A) Notum^150/Wt females were injected with BrdU at E11.5. Sections of E13.5 embryos were stained with αSMA, Sox9 and anti-BrdU antibodies. For convenience in counting the number of BrdU positive cells, the images were separated as αSMA and anti BrdU (A and B) and αSMA and Sox9 (C and D). Dotted lines in A and B represent the limits of tracheal epithelium. E) Cell proliferation was decreased in the epithelium compared to mesenchyme of Notum^150/150 embryos. N=8 *p<0.05

Figure 7. Notum^150/150 embryos lack well defined mesenchymal condensations

A: Tracheal tissue of E14.5 embryos was stained with PNA Lectin.
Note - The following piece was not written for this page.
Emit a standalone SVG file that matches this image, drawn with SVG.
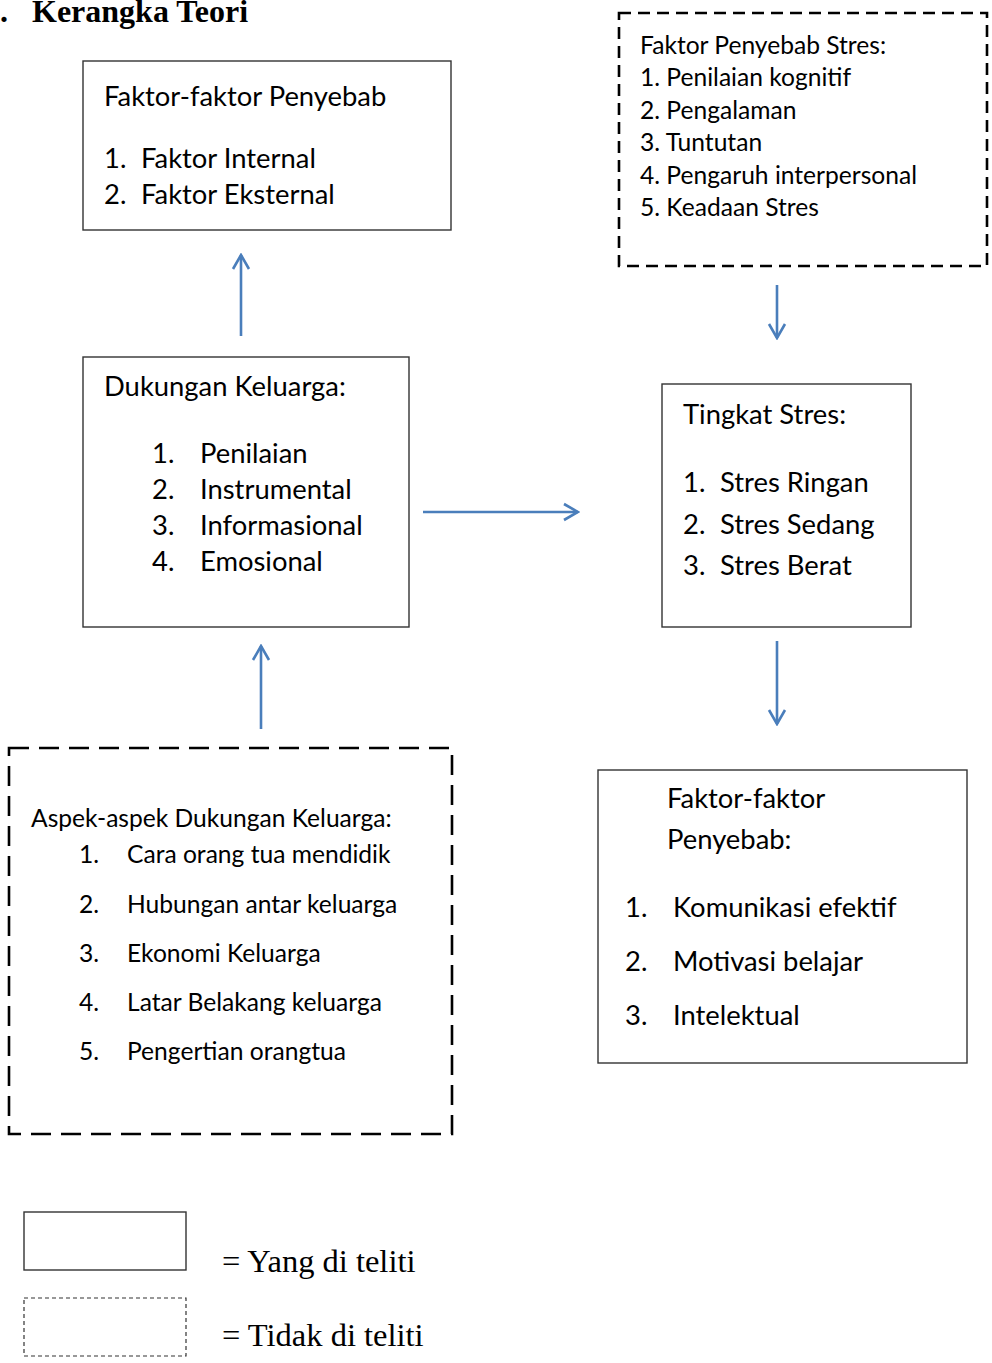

Staining was restricted to the periphery of the trachea, demonstrating the lack of well-defined mesenchymal condensations in Notum^150/150 embryos. Longitudinal sections of E14.5 sections were stained for αSMA, Sox9 and Nkx2.1. Sox9 positive cells in the trachea of Notum^150/150 embryos demonstrated poorly developed mesenchymal condensations. Trachealis smooth muscle stained for αSMA on the dorsal side while tracheal epithelium stained for Nkx2.1. B: Scratch assays performed on MEF cells determined migration rates when treated with Wnt3a, Wnt5 and or Notum conditioned media. Notum inhibited Wnt5a induced cell migration. C: Cells were tracked and analyzed using Path speed within NIS Elements. Path speed was measured by calculating the total path traveled by the cells divided by time elapsed. Representative images of the morphological changes observed in migrating cells incubated with control (D), Wnt5a (E), or Wnt5a + Notum (F) conditioned media are shown.

Figure 8

A) X-gal staining was performed on trachea-lung tissue of E13.5 Notum 150/Wt; Axin ^LacZ/Wt and Notum ^150150t; Axin ^LacZ/Wt embryos. X-gal staining was observed in trachea and lung of Notum ^150/Wt; Axin ^LacZ/Wt. B) Intense X-gal staining was observed throughout the lungs and trachea of Notum ^150/150; Axin ^LacZ/Wt. C) X-gal staining was primarily detected in the subepithelial mesenchyme of the airways. D) Prominent X-gal staining was observed in the mesenchyme of the lung of Notum ^150/150; Axin ^LacZ/Wt embryos. E, F) Myh11, Col2a1 and Wnt7b RNA were unchanged while expression of Axin2 was increased after deletion of Notum. Transverse sections of E16.5 tracheas show increased β-catenin expression in mesenchyme of Notum ¹⁵⁰¹⁵⁰ tissue. Note the collapsed appearance of the epithelium and the reduced luminal area in the Notum ^150/150 trachea (H), compared to control (G).

Figure 9

A) Lung and trachea tissue was isolated from Sox9GFP mice at E13.5 and incubated in air-liquid interphase for 72 hour in presence of 20 mM LiCl. Mesenchymal condensations are well formed in control samples, but are lacking in samples treated with LiCl (white arrow). B) Alcian blue staining depicted sites of cartilage in control samples. C: Note the lack of Alcian blue staining (black arrow) as well as the reduced branching of the peripheral lung of LiCl treated samples D) Increased mesenchymal expression of β-catenin in Ctnnb^Δ3; Dermo1^Cre/wt embryos results in absence of Sox9 and αSMA staining in E12.5 respiratory tract mesenchyme, while epithelial expression of Nkx2.1 is preserved. Low and high-power magnifications of respiratory tract longitudinal sections are shown. E) E14.5 Mesenchymal deletion of Ror2 causes tracheal stenosis partially recapitulating the phenotype observed after deletion of Notum. F) ATF2 luciferase reporter assay shows that Wnt5a promotes activation of the reporter, while co-transfection of Wnt5a and Wnt3a impaired the Wnt5a induced luciferase activity. H:Heart. N=4 ANOVA, Tukey’s multiple comparisons test *** p<0.001 ATF2 vs ATF2 + Wnt5a; ###p<0.001 ATF2 + Wnt5a vs ATF2 +Wnt5a + Wnt3a.

Figure 10

Model: Notum is a target of Wnt/β-catenin signaling in developing trachea. Wnt/β-catenin signaling is attenuated by Notum during formation of mesenchymal condensations. Notum is required for normal patterning of tracheal cartilage and muscle. In absence of Notum, Wnt/β-catenin dependent signaling is increased, leading to abnormal mesenchymal condensation formation affecting the normal tracheal development.